Leave out all pictures and return, exactly as written, the lines from the line containing "Convert this chart to Plotly code." to the line containing "import numpy as np", both ends kept.

## Start

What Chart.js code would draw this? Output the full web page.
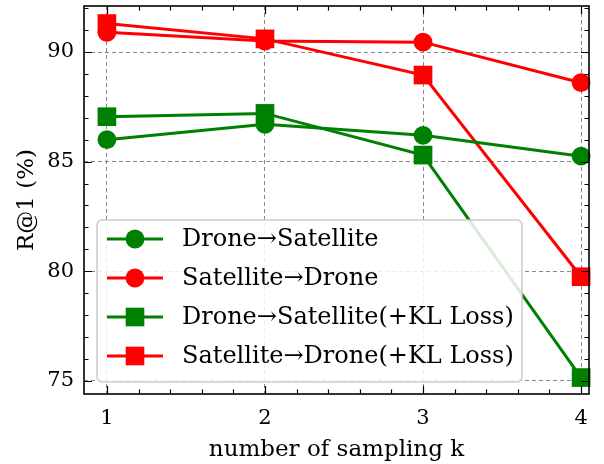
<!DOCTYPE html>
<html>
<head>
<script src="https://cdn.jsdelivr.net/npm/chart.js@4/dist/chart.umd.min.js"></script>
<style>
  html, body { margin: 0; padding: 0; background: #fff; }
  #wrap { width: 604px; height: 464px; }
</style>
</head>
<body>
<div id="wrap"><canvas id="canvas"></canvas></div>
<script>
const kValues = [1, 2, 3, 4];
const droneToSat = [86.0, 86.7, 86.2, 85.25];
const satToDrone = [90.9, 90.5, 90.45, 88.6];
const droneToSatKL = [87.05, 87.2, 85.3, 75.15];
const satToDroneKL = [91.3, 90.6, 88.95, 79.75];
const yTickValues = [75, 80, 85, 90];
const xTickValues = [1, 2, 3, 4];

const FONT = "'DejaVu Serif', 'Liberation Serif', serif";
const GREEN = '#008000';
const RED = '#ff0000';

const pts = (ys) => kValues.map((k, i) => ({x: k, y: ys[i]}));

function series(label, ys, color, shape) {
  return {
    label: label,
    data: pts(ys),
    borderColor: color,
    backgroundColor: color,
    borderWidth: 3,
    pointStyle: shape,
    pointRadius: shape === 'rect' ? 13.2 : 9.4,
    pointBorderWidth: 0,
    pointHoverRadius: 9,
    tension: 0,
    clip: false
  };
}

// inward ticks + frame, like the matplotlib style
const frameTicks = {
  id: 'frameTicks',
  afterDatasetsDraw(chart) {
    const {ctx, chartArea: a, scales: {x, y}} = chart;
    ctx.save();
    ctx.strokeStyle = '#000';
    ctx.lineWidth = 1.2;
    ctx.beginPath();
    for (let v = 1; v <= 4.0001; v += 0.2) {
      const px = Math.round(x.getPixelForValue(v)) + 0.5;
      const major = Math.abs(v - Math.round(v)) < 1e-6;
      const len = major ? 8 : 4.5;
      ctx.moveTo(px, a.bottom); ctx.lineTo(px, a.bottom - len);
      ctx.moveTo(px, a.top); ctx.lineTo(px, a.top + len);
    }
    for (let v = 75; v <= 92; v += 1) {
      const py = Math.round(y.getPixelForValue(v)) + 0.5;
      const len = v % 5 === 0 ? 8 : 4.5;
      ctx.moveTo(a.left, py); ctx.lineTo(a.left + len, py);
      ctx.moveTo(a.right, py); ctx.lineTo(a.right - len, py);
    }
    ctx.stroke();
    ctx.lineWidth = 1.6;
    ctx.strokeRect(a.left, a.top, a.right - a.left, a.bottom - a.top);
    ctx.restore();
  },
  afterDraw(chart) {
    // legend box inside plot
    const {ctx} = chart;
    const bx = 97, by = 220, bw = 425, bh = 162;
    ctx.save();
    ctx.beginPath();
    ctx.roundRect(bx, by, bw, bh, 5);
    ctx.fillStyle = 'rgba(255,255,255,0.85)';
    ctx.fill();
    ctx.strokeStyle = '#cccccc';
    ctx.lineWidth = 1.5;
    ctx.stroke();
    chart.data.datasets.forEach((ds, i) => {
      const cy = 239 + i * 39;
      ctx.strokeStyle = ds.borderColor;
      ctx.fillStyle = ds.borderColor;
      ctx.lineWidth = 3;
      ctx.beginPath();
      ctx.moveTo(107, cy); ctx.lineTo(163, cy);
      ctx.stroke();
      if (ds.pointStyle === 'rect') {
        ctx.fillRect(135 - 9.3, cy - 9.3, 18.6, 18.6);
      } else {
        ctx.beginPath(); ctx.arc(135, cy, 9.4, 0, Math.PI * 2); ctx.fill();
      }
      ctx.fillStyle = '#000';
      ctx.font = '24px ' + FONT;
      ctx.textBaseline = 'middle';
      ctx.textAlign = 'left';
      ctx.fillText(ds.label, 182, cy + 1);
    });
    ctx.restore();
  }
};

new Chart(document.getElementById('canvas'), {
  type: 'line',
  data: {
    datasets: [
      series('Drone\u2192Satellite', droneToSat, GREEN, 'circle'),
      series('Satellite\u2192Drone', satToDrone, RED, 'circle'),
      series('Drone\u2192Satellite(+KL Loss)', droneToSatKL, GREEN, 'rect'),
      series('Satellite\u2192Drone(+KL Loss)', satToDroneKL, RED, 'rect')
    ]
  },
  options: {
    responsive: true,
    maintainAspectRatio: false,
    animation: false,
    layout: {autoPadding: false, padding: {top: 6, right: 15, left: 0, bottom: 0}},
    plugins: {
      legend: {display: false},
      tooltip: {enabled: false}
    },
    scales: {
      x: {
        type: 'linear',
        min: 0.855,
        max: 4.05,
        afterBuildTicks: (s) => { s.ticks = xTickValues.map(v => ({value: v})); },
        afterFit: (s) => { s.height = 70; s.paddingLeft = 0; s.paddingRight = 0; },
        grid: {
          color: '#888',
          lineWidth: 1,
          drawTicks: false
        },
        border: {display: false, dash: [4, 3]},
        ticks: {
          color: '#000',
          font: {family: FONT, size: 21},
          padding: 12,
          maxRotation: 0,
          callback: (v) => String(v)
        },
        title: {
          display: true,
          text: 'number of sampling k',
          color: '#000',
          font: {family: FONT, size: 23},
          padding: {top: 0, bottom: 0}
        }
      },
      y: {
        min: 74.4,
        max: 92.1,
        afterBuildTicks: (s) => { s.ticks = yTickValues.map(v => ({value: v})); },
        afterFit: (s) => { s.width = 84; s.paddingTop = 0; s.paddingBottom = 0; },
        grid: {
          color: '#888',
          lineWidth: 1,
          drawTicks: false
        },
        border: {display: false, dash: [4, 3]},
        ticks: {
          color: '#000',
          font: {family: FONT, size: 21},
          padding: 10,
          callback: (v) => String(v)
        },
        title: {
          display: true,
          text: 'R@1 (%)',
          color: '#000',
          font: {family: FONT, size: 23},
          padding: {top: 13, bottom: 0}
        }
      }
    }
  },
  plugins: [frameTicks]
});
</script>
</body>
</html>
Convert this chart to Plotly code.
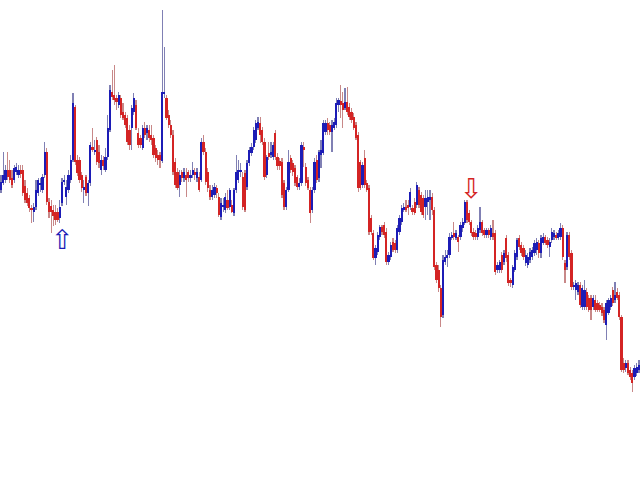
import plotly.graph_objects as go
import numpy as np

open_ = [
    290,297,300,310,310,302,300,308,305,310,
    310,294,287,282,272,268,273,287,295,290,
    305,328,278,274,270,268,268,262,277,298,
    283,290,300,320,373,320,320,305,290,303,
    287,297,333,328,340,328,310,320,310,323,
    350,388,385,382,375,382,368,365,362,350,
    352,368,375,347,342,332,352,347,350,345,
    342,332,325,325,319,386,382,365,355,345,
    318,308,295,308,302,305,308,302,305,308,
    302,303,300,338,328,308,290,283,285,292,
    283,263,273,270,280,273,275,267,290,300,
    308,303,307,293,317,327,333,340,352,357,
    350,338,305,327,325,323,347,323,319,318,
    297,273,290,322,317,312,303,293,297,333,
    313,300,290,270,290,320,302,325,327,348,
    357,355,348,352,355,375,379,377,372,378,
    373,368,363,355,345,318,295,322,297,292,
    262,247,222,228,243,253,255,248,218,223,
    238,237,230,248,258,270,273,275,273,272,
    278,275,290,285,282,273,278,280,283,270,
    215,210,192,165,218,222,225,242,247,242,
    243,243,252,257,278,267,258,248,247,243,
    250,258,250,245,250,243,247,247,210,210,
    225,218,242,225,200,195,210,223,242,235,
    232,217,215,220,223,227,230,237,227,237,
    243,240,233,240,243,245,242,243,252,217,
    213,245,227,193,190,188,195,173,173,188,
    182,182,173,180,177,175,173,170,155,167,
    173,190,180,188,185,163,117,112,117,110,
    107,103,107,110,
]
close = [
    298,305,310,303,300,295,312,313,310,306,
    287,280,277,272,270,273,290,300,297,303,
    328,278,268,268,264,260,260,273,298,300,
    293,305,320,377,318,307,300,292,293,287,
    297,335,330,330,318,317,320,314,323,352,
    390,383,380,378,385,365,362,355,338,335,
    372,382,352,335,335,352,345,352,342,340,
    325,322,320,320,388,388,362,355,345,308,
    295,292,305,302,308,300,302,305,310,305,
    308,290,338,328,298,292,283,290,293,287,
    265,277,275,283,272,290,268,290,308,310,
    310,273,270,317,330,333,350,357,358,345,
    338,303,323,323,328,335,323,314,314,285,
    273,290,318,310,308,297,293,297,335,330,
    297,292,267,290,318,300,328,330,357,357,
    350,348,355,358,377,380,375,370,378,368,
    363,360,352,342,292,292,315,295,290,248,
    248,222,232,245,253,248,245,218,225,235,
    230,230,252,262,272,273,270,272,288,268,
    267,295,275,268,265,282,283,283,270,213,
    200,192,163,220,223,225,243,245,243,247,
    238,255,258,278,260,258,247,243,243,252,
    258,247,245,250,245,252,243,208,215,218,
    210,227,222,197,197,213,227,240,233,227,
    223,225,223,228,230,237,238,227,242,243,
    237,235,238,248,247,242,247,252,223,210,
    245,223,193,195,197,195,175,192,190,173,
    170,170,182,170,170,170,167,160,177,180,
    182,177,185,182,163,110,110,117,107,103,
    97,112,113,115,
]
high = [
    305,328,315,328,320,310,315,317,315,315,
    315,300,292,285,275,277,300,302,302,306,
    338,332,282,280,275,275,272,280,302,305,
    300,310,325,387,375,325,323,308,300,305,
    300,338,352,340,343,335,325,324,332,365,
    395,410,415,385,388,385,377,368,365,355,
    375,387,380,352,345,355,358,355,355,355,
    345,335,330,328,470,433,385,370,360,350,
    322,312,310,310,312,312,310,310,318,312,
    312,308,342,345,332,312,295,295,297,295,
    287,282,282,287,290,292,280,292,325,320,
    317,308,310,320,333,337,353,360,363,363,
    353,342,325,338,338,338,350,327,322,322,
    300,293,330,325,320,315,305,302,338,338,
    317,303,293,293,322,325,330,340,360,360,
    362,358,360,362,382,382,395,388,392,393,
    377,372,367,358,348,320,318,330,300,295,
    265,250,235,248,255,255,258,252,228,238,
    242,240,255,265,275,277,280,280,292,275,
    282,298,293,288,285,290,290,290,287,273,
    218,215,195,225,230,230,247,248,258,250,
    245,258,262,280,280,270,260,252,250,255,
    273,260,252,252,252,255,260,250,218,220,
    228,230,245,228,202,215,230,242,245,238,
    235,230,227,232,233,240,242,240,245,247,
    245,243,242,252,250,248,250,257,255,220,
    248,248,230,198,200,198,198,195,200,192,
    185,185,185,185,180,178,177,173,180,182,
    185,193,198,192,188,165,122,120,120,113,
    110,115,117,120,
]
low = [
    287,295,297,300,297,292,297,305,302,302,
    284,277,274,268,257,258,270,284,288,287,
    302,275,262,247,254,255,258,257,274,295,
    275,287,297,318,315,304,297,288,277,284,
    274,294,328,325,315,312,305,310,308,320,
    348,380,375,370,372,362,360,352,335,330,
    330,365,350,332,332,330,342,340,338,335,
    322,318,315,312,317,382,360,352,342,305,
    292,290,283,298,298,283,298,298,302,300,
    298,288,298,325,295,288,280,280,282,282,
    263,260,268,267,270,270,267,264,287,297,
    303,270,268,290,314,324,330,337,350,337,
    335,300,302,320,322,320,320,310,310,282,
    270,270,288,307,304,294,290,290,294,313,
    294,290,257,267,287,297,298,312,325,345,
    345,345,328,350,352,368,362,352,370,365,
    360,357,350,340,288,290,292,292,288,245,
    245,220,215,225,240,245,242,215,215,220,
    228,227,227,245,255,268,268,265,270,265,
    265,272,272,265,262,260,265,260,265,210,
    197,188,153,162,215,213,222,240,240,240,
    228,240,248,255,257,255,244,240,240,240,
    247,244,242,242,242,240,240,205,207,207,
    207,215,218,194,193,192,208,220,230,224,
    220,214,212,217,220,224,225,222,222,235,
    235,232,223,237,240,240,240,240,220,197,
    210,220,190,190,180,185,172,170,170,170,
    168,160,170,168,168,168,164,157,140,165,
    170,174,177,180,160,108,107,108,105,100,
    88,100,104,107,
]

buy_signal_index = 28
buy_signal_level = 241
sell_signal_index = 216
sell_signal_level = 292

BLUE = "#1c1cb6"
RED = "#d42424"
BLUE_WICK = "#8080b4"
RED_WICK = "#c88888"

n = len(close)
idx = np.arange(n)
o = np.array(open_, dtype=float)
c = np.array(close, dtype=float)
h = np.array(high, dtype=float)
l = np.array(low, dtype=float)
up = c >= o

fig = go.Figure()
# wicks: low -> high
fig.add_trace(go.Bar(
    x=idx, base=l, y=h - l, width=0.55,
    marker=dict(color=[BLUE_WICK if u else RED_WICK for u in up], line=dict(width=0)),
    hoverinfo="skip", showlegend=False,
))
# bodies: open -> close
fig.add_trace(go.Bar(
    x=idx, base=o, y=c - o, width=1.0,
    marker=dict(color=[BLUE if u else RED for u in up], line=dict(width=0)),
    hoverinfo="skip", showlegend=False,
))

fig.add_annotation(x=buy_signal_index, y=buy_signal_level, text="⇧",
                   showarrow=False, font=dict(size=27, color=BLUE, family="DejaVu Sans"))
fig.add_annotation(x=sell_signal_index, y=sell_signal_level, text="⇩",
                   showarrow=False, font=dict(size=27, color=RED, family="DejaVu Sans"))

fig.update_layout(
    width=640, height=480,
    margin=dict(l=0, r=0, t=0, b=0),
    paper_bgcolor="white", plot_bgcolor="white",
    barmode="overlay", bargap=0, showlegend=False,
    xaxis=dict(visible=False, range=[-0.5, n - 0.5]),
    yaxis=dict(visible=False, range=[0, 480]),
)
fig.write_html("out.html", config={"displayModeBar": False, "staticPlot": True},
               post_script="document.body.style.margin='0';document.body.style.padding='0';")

## End

Written solution:
Convert this chart to Plotly code.
import plotly.graph_objects as go
import numpy as np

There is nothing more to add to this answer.